Notice that the percent can be found from the equivalent decimal by moving the decimal point two places to the right
To win the election as president of the United States of America, a person must obtain 270 out of 538 possible votes from the electoral college. What percentage of the overall electoral votes is this? Round your answer to the nearest tenth of a percent.
- Answer
-
50.2%
The sales tax in a town is 9.4%. How much tax will you pay on a $140 purchase?
Solution
Here, $140 is the whole, and we want to find 9.4% of $140. We start by writing the percent as a decimal by moving the decimal point two places to the left (which is equivalent to dividing by 100). We can then compute: Tax = 0.094(140) = $13.16
In a recent poll, 28% of the 750 individuals polled indicated that they would vote purely Democratic in the next election. How many of the individuals would vote a straight Democratic ticket?
- Answer
-
210
A lender requires a minimum down payment of 12% of the value of the home. You have $22,020 cash available to use as a down payment toward a home. Determine the maximum home value that you can finance.
Solution
To compute the maximum home value, we need to understand what the $22,020 represents. This is the down payment; we need to find the value of the home. In this case, the down payment is the “part” and the home value is the “whole.” Recall that part = percent x whole
Let V represent the value of the home. Since we know that the down payment is 12% of the value of the home, we can write the equation: 22,020 = 0.12V.

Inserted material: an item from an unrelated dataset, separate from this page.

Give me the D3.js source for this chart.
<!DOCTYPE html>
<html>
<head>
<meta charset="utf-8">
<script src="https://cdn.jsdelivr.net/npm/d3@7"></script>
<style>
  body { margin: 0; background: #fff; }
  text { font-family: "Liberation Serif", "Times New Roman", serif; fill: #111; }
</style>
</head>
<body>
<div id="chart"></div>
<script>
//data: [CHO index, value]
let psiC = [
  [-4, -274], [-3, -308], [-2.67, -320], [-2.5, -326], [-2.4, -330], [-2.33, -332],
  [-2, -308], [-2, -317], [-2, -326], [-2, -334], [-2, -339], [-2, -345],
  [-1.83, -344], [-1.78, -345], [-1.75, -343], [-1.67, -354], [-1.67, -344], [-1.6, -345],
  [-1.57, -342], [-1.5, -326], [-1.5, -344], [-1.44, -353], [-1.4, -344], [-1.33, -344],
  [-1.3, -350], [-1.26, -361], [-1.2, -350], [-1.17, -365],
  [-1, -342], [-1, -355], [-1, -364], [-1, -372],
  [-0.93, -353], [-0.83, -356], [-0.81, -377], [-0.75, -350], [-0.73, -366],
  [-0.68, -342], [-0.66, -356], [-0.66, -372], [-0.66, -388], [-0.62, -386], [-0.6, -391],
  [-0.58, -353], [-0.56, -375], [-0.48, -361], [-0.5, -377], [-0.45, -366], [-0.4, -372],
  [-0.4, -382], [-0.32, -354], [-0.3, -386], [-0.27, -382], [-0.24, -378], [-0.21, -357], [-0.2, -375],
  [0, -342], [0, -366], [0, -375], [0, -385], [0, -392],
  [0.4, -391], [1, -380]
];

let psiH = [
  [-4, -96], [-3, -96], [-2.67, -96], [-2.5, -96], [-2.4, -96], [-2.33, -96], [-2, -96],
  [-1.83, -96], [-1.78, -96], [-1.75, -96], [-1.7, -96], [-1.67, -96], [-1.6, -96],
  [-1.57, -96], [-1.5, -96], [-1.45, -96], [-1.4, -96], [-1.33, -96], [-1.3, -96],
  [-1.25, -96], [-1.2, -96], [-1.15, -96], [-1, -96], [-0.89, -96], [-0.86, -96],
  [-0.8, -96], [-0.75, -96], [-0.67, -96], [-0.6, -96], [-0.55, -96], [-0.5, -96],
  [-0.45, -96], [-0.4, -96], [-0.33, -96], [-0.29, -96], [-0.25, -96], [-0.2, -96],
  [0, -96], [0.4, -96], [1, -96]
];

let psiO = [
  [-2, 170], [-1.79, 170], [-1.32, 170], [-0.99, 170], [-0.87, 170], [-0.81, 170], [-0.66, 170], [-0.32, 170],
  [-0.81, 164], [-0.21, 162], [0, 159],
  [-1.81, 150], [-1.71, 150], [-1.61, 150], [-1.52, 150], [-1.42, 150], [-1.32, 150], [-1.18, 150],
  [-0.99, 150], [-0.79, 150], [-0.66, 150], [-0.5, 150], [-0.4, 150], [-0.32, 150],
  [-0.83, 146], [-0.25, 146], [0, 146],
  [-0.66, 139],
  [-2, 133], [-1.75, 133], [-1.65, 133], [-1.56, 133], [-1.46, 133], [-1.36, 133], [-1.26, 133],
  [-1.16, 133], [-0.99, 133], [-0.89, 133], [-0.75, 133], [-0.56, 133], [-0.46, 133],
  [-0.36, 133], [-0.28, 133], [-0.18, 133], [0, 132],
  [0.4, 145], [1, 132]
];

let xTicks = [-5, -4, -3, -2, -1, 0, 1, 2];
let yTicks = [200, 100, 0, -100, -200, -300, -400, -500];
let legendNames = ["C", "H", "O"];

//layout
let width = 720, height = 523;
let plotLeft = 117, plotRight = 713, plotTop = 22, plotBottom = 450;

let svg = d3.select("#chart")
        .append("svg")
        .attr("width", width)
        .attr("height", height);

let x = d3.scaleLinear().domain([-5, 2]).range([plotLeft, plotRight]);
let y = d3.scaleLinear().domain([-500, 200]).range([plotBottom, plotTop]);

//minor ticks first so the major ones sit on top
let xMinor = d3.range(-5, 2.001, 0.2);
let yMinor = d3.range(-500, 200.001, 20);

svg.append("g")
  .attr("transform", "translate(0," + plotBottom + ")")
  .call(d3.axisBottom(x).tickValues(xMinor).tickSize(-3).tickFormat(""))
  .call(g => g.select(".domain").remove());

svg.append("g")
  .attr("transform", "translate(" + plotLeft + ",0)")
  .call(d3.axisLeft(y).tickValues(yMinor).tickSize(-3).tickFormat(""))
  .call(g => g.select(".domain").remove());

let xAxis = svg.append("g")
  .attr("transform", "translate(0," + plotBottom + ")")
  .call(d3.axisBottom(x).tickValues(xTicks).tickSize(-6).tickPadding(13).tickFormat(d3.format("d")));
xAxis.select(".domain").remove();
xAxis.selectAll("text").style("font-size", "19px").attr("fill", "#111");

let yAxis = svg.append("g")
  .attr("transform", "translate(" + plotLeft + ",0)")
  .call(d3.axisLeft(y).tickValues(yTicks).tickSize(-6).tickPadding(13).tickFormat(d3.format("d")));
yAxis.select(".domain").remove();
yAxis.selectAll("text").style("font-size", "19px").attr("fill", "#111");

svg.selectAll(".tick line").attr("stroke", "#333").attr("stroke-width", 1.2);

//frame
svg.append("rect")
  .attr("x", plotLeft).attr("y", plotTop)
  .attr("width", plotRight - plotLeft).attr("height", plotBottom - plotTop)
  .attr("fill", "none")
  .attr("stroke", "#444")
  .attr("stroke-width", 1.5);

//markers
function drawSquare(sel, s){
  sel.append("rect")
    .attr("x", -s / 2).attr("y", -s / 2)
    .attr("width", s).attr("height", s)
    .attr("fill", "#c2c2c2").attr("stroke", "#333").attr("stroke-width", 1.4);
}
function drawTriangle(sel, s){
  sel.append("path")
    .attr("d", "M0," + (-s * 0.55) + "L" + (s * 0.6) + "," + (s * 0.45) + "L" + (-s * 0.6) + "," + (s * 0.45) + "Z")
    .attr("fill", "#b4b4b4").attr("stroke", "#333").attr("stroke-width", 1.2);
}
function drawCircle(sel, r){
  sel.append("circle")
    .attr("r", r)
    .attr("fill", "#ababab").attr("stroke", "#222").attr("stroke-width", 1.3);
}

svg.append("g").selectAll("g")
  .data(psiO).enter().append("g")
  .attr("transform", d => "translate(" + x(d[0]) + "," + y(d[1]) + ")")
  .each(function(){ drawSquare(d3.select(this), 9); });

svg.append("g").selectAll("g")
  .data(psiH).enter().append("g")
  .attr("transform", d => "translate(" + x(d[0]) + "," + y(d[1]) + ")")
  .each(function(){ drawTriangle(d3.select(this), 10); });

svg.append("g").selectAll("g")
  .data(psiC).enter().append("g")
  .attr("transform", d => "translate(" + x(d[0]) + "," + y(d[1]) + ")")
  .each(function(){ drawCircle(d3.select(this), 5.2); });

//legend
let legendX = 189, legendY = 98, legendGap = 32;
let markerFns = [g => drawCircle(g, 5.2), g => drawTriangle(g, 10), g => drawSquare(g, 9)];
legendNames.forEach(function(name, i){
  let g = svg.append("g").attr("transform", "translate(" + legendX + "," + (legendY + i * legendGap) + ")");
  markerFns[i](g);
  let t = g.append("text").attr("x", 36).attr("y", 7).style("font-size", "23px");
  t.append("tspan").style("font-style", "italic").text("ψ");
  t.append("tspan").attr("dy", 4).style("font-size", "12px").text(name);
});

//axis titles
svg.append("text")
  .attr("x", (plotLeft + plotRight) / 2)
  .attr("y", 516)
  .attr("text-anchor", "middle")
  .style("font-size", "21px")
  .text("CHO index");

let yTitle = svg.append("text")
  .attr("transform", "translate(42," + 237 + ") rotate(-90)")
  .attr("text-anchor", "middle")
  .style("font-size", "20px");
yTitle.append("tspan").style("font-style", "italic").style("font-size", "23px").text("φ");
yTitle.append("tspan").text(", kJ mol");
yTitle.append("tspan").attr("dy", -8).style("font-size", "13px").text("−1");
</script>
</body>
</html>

Solving this equation for V, we get V= \(\dfrac{22,020}{0.12}=183,500 \)
So, with $22,020 cash available to use as a down payment, you can afford to finance a home worth at most $183,500.
One banana contains about 425mg of potassium. That is about 13% of the recommended daily amount of potassium. How much potassium should be consumed daily?
- Answer
-
3,269mg, or 3.269 g
When working with percentages, it is very important to understand the quantities being compared. Consider the examples below.

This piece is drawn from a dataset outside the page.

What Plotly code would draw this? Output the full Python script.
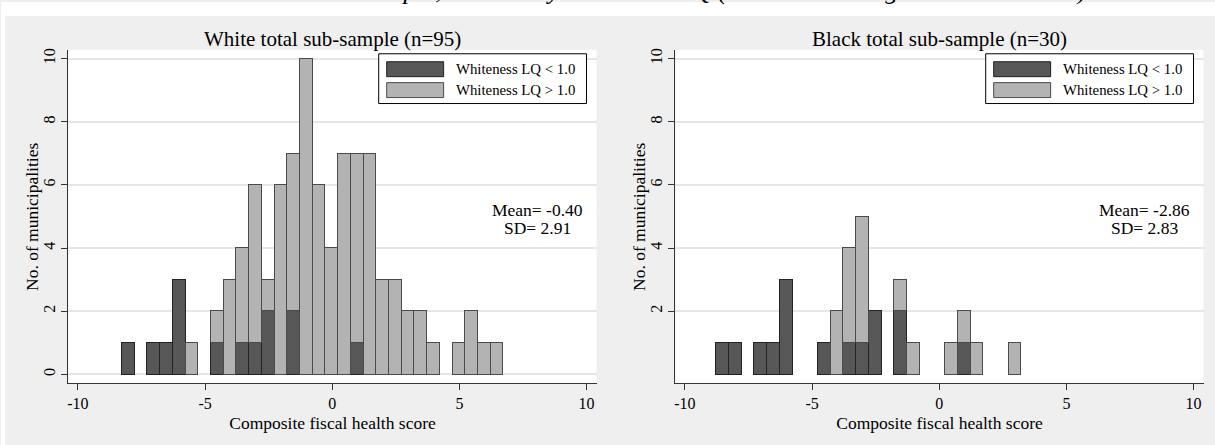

In the 2004 vice-presidential debates, Edwards's claimed that US forces have suffered "90% of the coalition casualties" in Iraq. Cheney disputed this, saying that in fact Iraqi security forces and coalition allies "have taken almost 50 percent" of the casualties. Who is correct?
Solution
Without more information, it is hard for us to judge who is correct, but we can easily conclude that these two percentages are talking about different things, so one does not necessarily contradict the other. Edward’s claim was a percent of coalition forces, while Cheney’s claim was a percent with both coalition and Iraqi security forces. It turns out both statistics are in fact fairly accurate.
Over the basketball season, Isaac scores on 40% of 2-point field goal attempts, and on 30% of 3-point of field goal attempts. Find Isaac’s overall field goal percentage.
Solution
It is very tempting to average these values, and claim the overall average is 35%, but this is likely not correct, since most players make many more 2-point attempts than 3-point attempts. We don’t actually have enough information to answer the question. Suppose Isaac attempted 200 2-point field goals and 100 3-point field goals. Then he made 200(0.40) = 80 2-point shots and 100(0.30) = 30 3-point shots. Overall, Isaac made 110shots out of 300, for a \(\dfrac{110}{300}=0.367=36.7\) overall field goal percentage.